Born in Charles County, MD on August 6, 1866, he became a cabin boy on a steamship after his parents died during his youth. He became a skilled navigator and seaman while self educating himself during those around the world voyages for the next several years.
He met Admiral Robert Peary in November 1887, who promptly hired him for an expedition to Nicaragua to survey a possible canal route. Impressed by his seamanship, he recruited Henson as a colleague and together they undertook many voyages together to the Arctic. Henson was admired by the Inuit people for his hunting and sled-driving skills, as well as his ability to fluently speak their language and fathered his only child with an Inuit woman.
On his and Peary's eight attempt to reach the Pole, on April 6, 1909, Henson arrived along with four Inuits at Camp Jesup, 89°47', 45 minutes ahead of Peary, concluding by dead reckoning that he had reached the Pole. Henson greeted Peary, "I think I'm the first man to sit on top of the world."
Henson later recalled that this angered Peary. "Oh, he got hopping mad … No, he didn't say anything, but I could tell," wrote Henson. Henson wrote that Peary "fastened the flag to a staff and planted it firmly on top of his igloo."
Peary was heated because he'd been ill, was exhausted and could no longer continue on foot. He sent Henson ahead to scout, and he was supposed to stop just short of the pole so that Peary could arrive later on sled and claim the historic first. They overshot their target by a few miles, but it was clear by Henson's footprints that he'd arrived at the Pole.
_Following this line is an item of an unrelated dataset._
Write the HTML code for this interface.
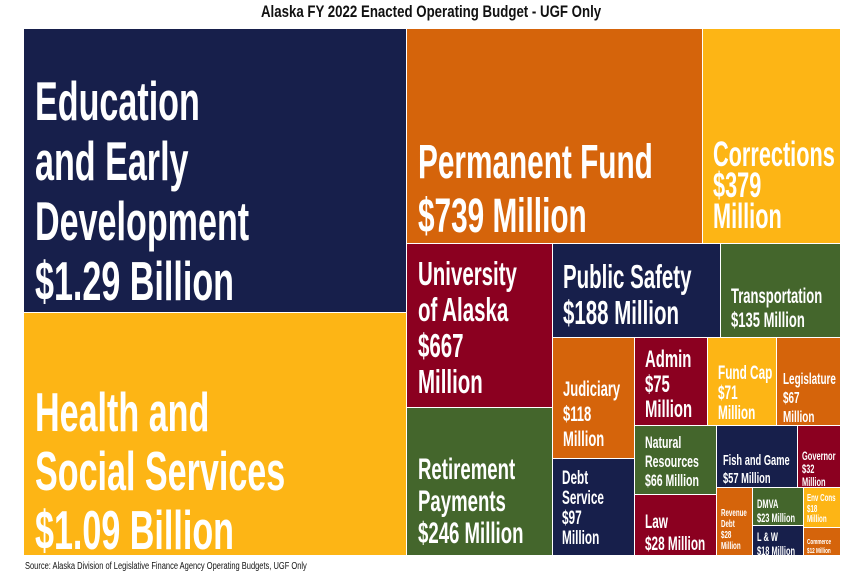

In the wake of that expedition, Henson and Peary's once warm relationship turned as frosty as the terrain.
Henson in 1912 wrote a book called Negro Explorer at the North Pole which chronicled that trip, since history was being whitewashed and Admiral Peary was being lauded as the first man to reach the Pole.
Henson did eventually get his props for his historic achievement. In 1944 Congress awarded him a copy of the same medal they gave Peary, and he was honored by Presidents Truman and Eisenhower before his death on March 9, 1955.
On April 6, 1988, in the presence of his Inuit and American relatives, Matthew Henson was reinterred at Arlington National Cemetery next to Admiral Robert Peary. The United States Navy in 1996 commissioned the Oceanographic Survey ship USNS Matthew Henson in his honor.
Interestingly, one of those relatives is actress Taraji P. Henson
On November 28, 2000 The National Geographic Society posthumously awarded Henson the Hubbard Medal, which is given for distinction in exploration, discovery, and research. Admiral Peary had been given the award in 1906 but race relations being what they were at the time, snubbed him.
So on this historic anniversary, it's time to pause and reconnect with another one of our outstanding African-Americans on this historic anniversary.